Ściany mogą się rozjechać?
Z zastrzeżeń, które mnoży nadzór budowlany wynika, że główną obawą inspektorów jest to, że betonowe ściany mogą się z czasem po prostu rozjechać.
– Gdyby było inaczej, dawno wydalibyśmy pozwolenie na użytkowanie – przyznaje Paweł Kwiecień. Nadzór budowlany wyznaczył miejskim urzędnikom dwutygodniowy termin na udzielenie wyjaśnień.
– Zarząd Dróg i Mostów przygotowuje stosowną odpowiedź – zapewnia Karol Kieliszek z Urzędu Miasta.

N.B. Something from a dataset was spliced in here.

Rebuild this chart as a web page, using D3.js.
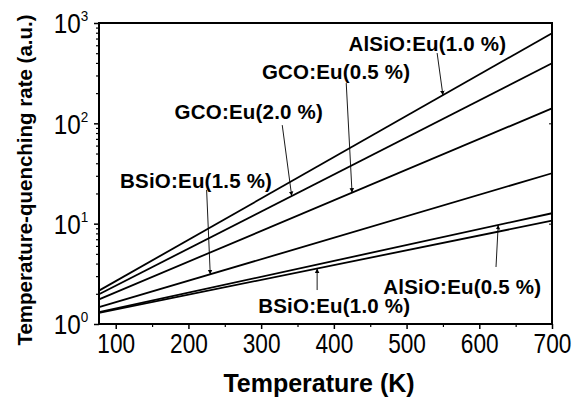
<!DOCTYPE html>
<html>
<head>
<meta charset="utf-8">
<script src="https://cdn.jsdelivr.net/npm/d3@7"></script>
<style>
  html, body { margin: 0; padding: 0; background: #fff; }
  svg { display: block; }
  text { font-family: "Liberation Sans", Arial, sans-serif; fill: #000; }
</style>
</head>
<body>
<svg id="chart" width="582" height="399"></svg>
<script>
// ---- data ----
const temperatures = [77, 700];                       // K, line end points
const seriesNames = ["AlSiO:Eu(1.0 %)", "GCO:Eu(2.0 %)", "GCO:Eu(0.5 %)",
                     "BSiO:Eu(1.5 %)", "AlSiO:Eu(0.5 %)", "BSiO:Eu(1.0 %)"];
const rateAt77  = [2.15, 1.98, 1.76, 1.47, 1.31, 1.29];
const rateAt700 = [791, 397, 141, 31.8, 12.7, 10.7];
const xTicks = [100, 200, 300, 400, 500, 600, 700];
const yTicks = [1, 10, 100, 1000];

// annotation layout in data coordinates: label anchor, arrow tail, arrow tip temperature
const annoSeries   = [0, 2, 1, 3, 4, 5];
const annoLabelT   = [420, 301, 181, 106, 468, 296];
const annoLabelR   = [525, 277, 110, 22.7, 1.99, 1.287];
const annoTailT    = [542, 417, 329, 225, 623, 377];
const annoTailR    = [502, 252, 96, 21.7, 3.70, 2.18];
const annoTipT     = [550, 425, 342, 230, 626, 377];

// ---- drawing ----
const svg = d3.select("#chart");
const L = 99, R = 552, T = 23, B = 324;
const x = d3.scaleLinear().domain([77, 700]).range([L, R]);
const y = d3.scaleLog().domain([1, 1000]).range([B, T]);

// frame
svg.append("rect").attr("x", L).attr("y", T).attr("width", R - L).attr("height", B - T)
  .attr("fill", "none").attr("stroke", "#000").attr("stroke-width", 2);

// x axis
const xAxis = svg.append("g").attr("transform", `translate(0,${B})`)
  .call(d3.axisBottom(x).tickValues(xTicks).tickSize(5).tickPadding(5).tickFormat(d3.format("d")));
xAxis.select(".domain").remove();
xAxis.selectAll("line").attr("stroke-width", 1.5);
xAxis.selectAll("text").attr("font-size", 27).attr("transform", "scale(0.84,1)")
  .style("font-family", "'Liberation Sans', Arial, sans-serif");
const xMinor = svg.append("g").attr("transform", `translate(0,${B})`)
  .call(d3.axisBottom(x).tickValues([150, 250, 350, 450, 550, 650]).tickSize(3).tickFormat(""));
xMinor.select(".domain").remove();
xMinor.selectAll("line").attr("stroke-width", 1.2);

// y axis
const yAxis = svg.append("g").attr("transform", `translate(${L},0)`)
  .call(d3.axisLeft(y).tickValues(yTicks).tickSize(5).tickPadding(17).tickFormat(""));
yAxis.select(".domain").remove();
yAxis.selectAll("line").attr("stroke-width", 1.5);
yAxis.selectAll(".tick").each(function(d) {
  const g = d3.select(this);
  const t = g.append("text").attr("x", -12).attr("dy", "0.36em")
    .attr("text-anchor", "end").attr("font-size", 27).attr("transform", "scale(0.9,1)");
  t.append("tspan").text("10");
  t.append("tspan").attr("font-size", 15).attr("dy", "-0.8em").text(Math.round(Math.log10(d)));
});
const yMinorVals = [];
[1, 10, 100].forEach(dec => { for (let k = 2; k <= 9; k++) yMinorVals.push(dec * k); });
const yMinor = svg.append("g").attr("transform", `translate(${L},0)`)
  .call(d3.axisLeft(y).tickValues(yMinorVals).tickSize(3).tickFormat(""));
yMinor.select(".domain").remove();
yMinor.selectAll("line").attr("stroke-width", 1.2);
// right-side mirror ticks
const yRight = svg.append("g").attr("transform", `translate(${R},0)`)
  .call(d3.axisLeft(y).tickValues([10, 100]).tickSize(3).tickFormat(""));
yRight.select(".domain").remove();

// axis titles
svg.append("text").attr("x", 319).attr("y", 392).attr("text-anchor", "middle")
  .attr("font-size", 25).attr("font-weight", "bold").text("Temperature (K)");
svg.append("text").attr("transform", "translate(32,180) rotate(-90)").attr("text-anchor", "middle")
  .attr("font-size", 20.5).attr("font-weight", "bold").text("Temperature-quenching rate (a.u.)");

// lines
const seriesData = seriesNames.map((name, i) => ({
  name, pts: [[temperatures[0], rateAt77[i]], [temperatures[1], rateAt700[i]]]
}));
const line = d3.line().x(d => x(d[0])).y(d => y(d[1]));
svg.append("g").selectAll("path").data(seriesData).join("path")
  .attr("d", d => line(d.pts)).attr("fill", "none").attr("stroke", "#000").attr("stroke-width", 1.8);

// arrow marker
svg.append("defs").append("marker").attr("id", "arr").attr("viewBox", "0 0 10 10")
  .attr("refX", 10).attr("refY", 5).attr("markerWidth", 4.5).attr("markerHeight", 7.5)
  .attr("markerUnits", "userSpaceOnUse").attr("orient", "auto")
  .append("path").attr("d", "M0,0 L10,5 L0,10 Z").attr("fill", "#000");

// rate on a series at temperature t (straight line in log space)
function rateOn(i, t) {
  const f = (t - temperatures[0]) / (temperatures[1] - temperatures[0]);
  return Math.pow(10, Math.log10(rateAt77[i]) + f * (Math.log10(rateAt700[i]) - Math.log10(rateAt77[i])));
}

const ann = svg.append("g");
annoSeries.forEach((si, k) => {
  ann.append("text").attr("x", x(annoLabelT[k])).attr("y", y(annoLabelR[k]))
    .attr("font-size", 20.5).attr("letter-spacing", 0.2).attr("font-weight", "bold").text(seriesNames[si]);
  ann.append("line")
    .attr("x1", x(annoTailT[k])).attr("y1", y(annoTailR[k]))
    .attr("x2", x(annoTipT[k])).attr("y2", y(rateOn(si, annoTipT[k])))
    .attr("stroke", "#000").attr("stroke-width", 0.9).attr("marker-end", "url(#arr)");
});
</script>
</body>
</html>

Od tego, czy miejskie wyjaśnienia uspokoją inspektorów nadzoru, będą zależeć dalsze decyzje w tej sprawie. – Będzie to albo dopuszczenie obiektu do użytkowania albo odmowa jego dopuszczenia – stawia sprawę jasno rzecznik inspektoratu.
Przebudowa ul. Grygowej, wraz z rozbiórką starego wiaduktu, budową nowych, wykonaniem jezdni i zawieszeniem trakcji trolejbusowej kosztowała ponad 70 mln zł.